*Items from a dataset*
★ ★ ★ ★ ★
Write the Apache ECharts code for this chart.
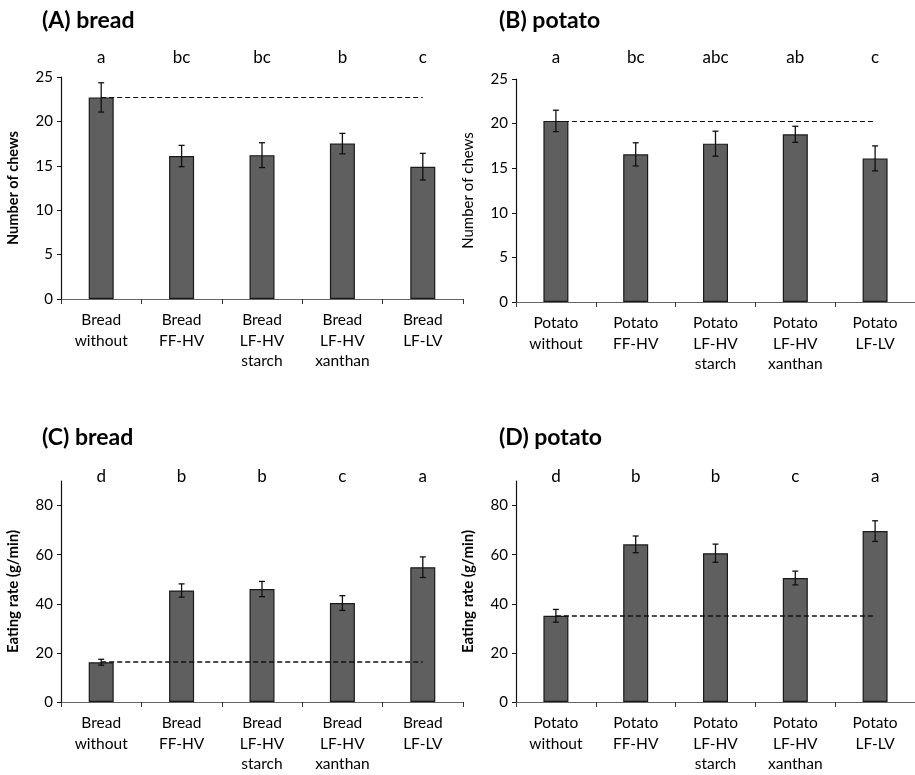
<!DOCTYPE html>
<html>
<head>
<meta charset="utf-8">
<script src="https://cdn.jsdelivr.net/npm/echarts@6/dist/echarts.min.js"></script>
<style>html,body{margin:0;padding:0;background:#fff}#c{width:915px;height:775px}</style>
</head>
<body>
<div id="c"></div>
<script>
// ---- data ----
const categoriesBread = ['Bread\nwithout', 'Bread\nFF-HV', 'Bread\nLF-HV\nstarch', 'Bread\nLF-HV\nxanthan', 'Bread\nLF-LV'];
const categoriesPotato = ['Potato\nwithout', 'Potato\nFF-HV', 'Potato\nLF-HV\nstarch', 'Potato\nLF-HV\nxanthan', 'Potato\nLF-LV'];

const lettersA = ['a', 'bc', 'bc', 'b', 'c'];
const lettersB = ['a', 'bc', 'abc', 'ab', 'c'];
const lettersC = ['d', 'b', 'b', 'c', 'a'];
const lettersD = ['d', 'b', 'b', 'c', 'a'];

const chewsBread = [22.7, 16.1, 16.2, 17.5, 14.9];
const chewsBreadErr = [1.65, 1.2, 1.4, 1.15, 1.5];
const chewsPotato = [20.3, 16.55, 17.75, 18.8, 16.1];
const chewsPotatoErr = [1.2, 1.3, 1.4, 0.9, 1.4];
const rateBread = [16.2, 45.4, 46.0, 40.3, 54.9];
const rateBreadErr = [1.2, 2.7, 3.1, 3.0, 4.2];
const ratePotato = [35.1, 64.2, 60.6, 50.5, 69.6];
const ratePotatoErr = [2.6, 3.4, 3.7, 2.8, 4.2];

const yTicksChews = [0, 5, 10, 15, 20, 25];
const yTicksRate = [0, 20, 40, 60, 80];

const titles = ['(A) bread', '(B) potato', '(C) bread', '(D) potato'];
const yNameChews = 'Number of chews';
const yNameRate = 'Eating rate (g/min)';

// ---- layout ----
const FONT = 'Lato, "Open Sans", sans-serif';
const panels = [
  {title: titles[0], cats: categoriesBread, letters: lettersA, vals: chewsBread, err: chewsBreadErr, ticks: yTicksChews, max: 25, yName: yNameChews, yBold: true, nameSize: 14.5,
   grid: {left: 61, top: 77, width: 402, height: 222}, tx: 42, ty: 9, letterMargin: 11},
  {title: titles[1], cats: categoriesPotato, letters: lettersB, vals: chewsPotato, err: chewsPotatoErr, ticks: yTicksChews, max: 25, yName: yNameChews, yBold: false, nameSize: 15,
   grid: {left: 516, top: 79, width: 399, height: 223}, tx: 499, ty: 9, letterMargin: 13},
  {title: titles[2], cats: categoriesBread, letters: lettersC, vals: rateBread, err: rateBreadErr, ticks: yTicksRate, max: 90, yName: yNameRate, yBold: true, nameSize: 15,
   grid: {left: 61, top: 481, width: 402, height: 221}, tx: 42, ty: 426, letterMargin: -4},
  {title: titles[3], cats: categoriesPotato, letters: lettersD, vals: ratePotato, err: ratePotatoErr, ticks: yTicksRate, max: 90, yName: yNameRate, yBold: true, nameSize: 15,
   grid: {left: 516, top: 481, width: 399, height: 221}, tx: 499, ty: 426, letterMargin: -4}
];

const option = {
  animation: false,
  textStyle: {fontFamily: FONT},
  title: [], grid: [], xAxis: [], yAxis: [], series: []
};

panels.forEach((p, i) => {
  option.title.push({text: p.title, left: p.tx, top: p.ty, padding: 0,
    textStyle: {fontFamily: FONT, fontSize: 23, fontWeight: 'bold', color: '#000'}});
  option.grid.push(Object.assign({containLabel: false}, p.grid));
  // bottom category axis
  option.xAxis.push({
    type: 'category', gridIndex: i, data: p.cats, position: 'bottom',
    axisLine: {lineStyle: {color: '#666', width: 1.2}},
    axisTick: {show: true, length: 5, lineStyle: {color: '#333'}},
    axisLabel: {interval: 0, margin: 11, fontSize: 15.5, fontWeight: 'normal',
      lineHeight: 20.5, color: '#000', fontFamily: FONT}
  });
  // top axis carrying significance letters
  option.xAxis.push({
    type: 'category', gridIndex: i, data: p.letters, position: 'top',
    axisLine: {show: false}, axisTick: {show: false},
    axisLabel: {interval: 0, margin: p.letterMargin, fontSize: 17, color: '#000', fontFamily: FONT}
  });
  option.yAxis.push({
    type: 'value', gridIndex: i, min: 0, max: p.max,
    name: p.yName, nameLocation: 'middle', nameRotate: 90, nameGap: 40,
    nameTextStyle: {fontFamily: FONT, fontSize: p.nameSize, fontWeight: p.yBold ? 'bold' : 'normal', color: '#000'},
    splitLine: {show: false},
    axisLine: {show: true, lineStyle: {color: '#111', width: 1.2}},
    axisTick: {show: true, length: 4, lineStyle: {color: '#111'}, customValues: p.ticks},
    axisLabel: {fontSize: 15, color: '#000', margin: 8, fontFamily: FONT, customValues: p.ticks}
  });

  option.series.push({
    type: 'bar', xAxisIndex: i * 2, yAxisIndex: i, data: p.vals, barWidth: 25,
    itemStyle: {color: '#5f5f5f', borderColor: '#1a1a1a', borderWidth: 1.2},
    z: 2,
    markLine: {
      silent: true, symbol: ['none', 'none'], label: {show: false},
      lineStyle: {type: [5, 3], color: '#111', width: i >= 2 ? 1.6 : 1.1},
      data: [[{coord: [0, p.vals[0]]}, {coord: [p.vals.length - 1, p.vals[0]]}]],
      z: 5
    }
  });
  option.series.push({
    type: 'custom', xAxisIndex: i * 2, yAxisIndex: i, z: 4,
    data: p.vals.map((v, k) => [k, v - p.err[k], v + p.err[k]]),
    renderItem: function (params, api) {
      const x = api.value(0);
      const lo = api.coord([x, api.value(1)]);
      const hi = api.coord([x, api.value(2)]);
      const hw = 3;
      const st = {stroke: '#111', lineWidth: 1.3};
      return {type: 'group', children: [
        {type: 'line', shape: {x1: lo[0], y1: lo[1], x2: hi[0], y2: hi[1]}, style: st},
        {type: 'line', shape: {x1: hi[0] - hw, y1: hi[1], x2: hi[0] + hw, y2: hi[1]}, style: st},
        {type: 'line', shape: {x1: lo[0] - hw, y1: lo[1], x2: lo[0] + hw, y2: lo[1]}, style: st}
      ]};
    }
  });
});

const chart = echarts.init(document.getElementById('c'), null, {renderer: 'canvas'});
chart.setOption(option);
</script>
</body>
</html>
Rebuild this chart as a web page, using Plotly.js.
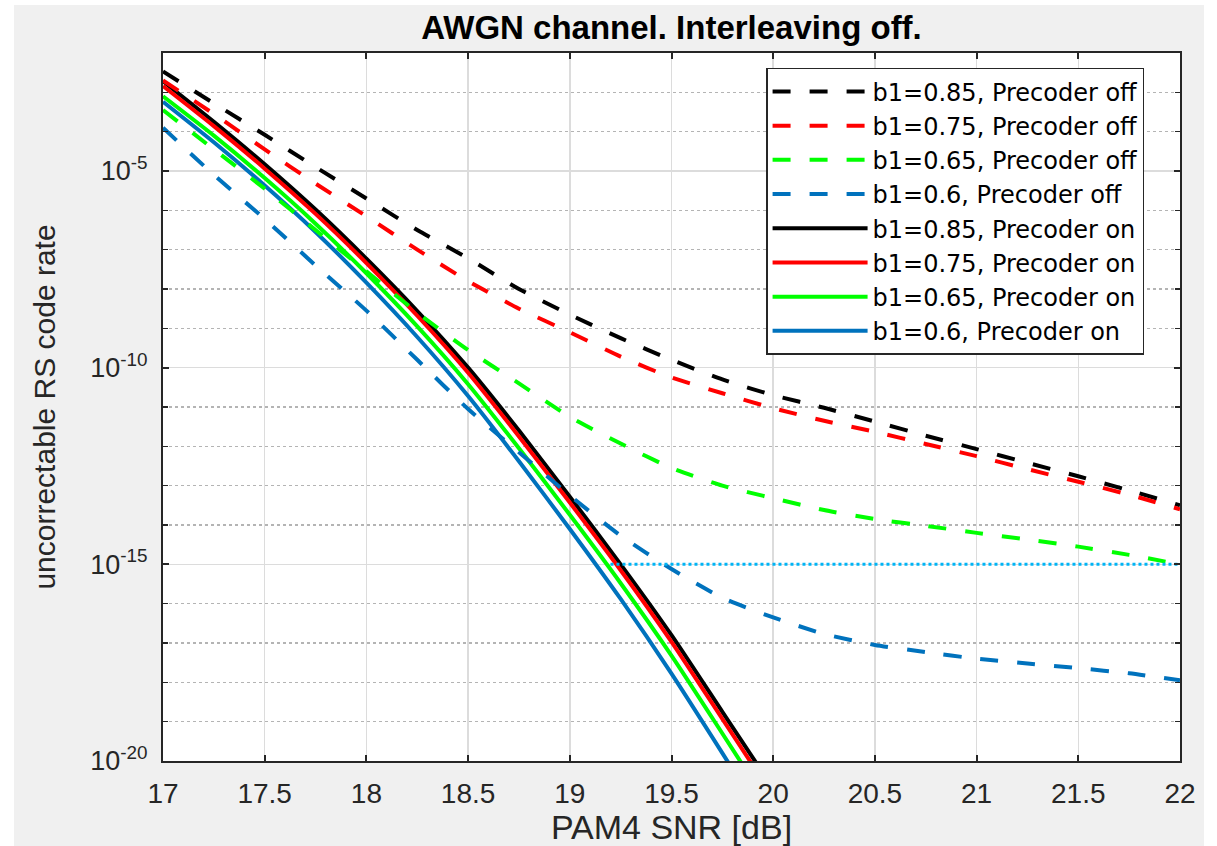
★ ★ ★ ★ ★
*Exercise aim*
Reproduce only the lines running from the beginning of the entries above to the line holding "const yNameRate = 'Eating rate (g/min)';", inclusive. Pictures stay out of the copy.

*Output of the task*
Write the Apache ECharts code for this chart.
<!DOCTYPE html>
<html>
<head>
<meta charset="utf-8">
<script src="https://cdn.jsdelivr.net/npm/echarts@6/dist/echarts.min.js"></script>
<style>html,body{margin:0;padding:0;background:#fff}#c{width:915px;height:775px}</style>
</head>
<body>
<div id="c"></div>
<script>
// ---- data ----
const categoriesBread = ['Bread\nwithout', 'Bread\nFF-HV', 'Bread\nLF-HV\nstarch', 'Bread\nLF-HV\nxanthan', 'Bread\nLF-LV'];
const categoriesPotato = ['Potato\nwithout', 'Potato\nFF-HV', 'Potato\nLF-HV\nstarch', 'Potato\nLF-HV\nxanthan', 'Potato\nLF-LV'];

const lettersA = ['a', 'bc', 'bc', 'b', 'c'];
const lettersB = ['a', 'bc', 'abc', 'ab', 'c'];
const lettersC = ['d', 'b', 'b', 'c', 'a'];
const lettersD = ['d', 'b', 'b', 'c', 'a'];

const chewsBread = [22.7, 16.1, 16.2, 17.5, 14.9];
const chewsBreadErr = [1.65, 1.2, 1.4, 1.15, 1.5];
const chewsPotato = [20.3, 16.55, 17.75, 18.8, 16.1];
const chewsPotatoErr = [1.2, 1.3, 1.4, 0.9, 1.4];
const rateBread = [16.2, 45.4, 46.0, 40.3, 54.9];
const rateBreadErr = [1.2, 2.7, 3.1, 3.0, 4.2];
const ratePotato = [35.1, 64.2, 60.6, 50.5, 69.6];
const ratePotatoErr = [2.6, 3.4, 3.7, 2.8, 4.2];

const yTicksChews = [0, 5, 10, 15, 20, 25];
const yTicksRate = [0, 20, 40, 60, 80];

const titles = ['(A) bread', '(B) potato', '(C) bread', '(D) potato'];
const yNameChews = 'Number of chews';
const yNameRate = 'Eating rate (g/min)';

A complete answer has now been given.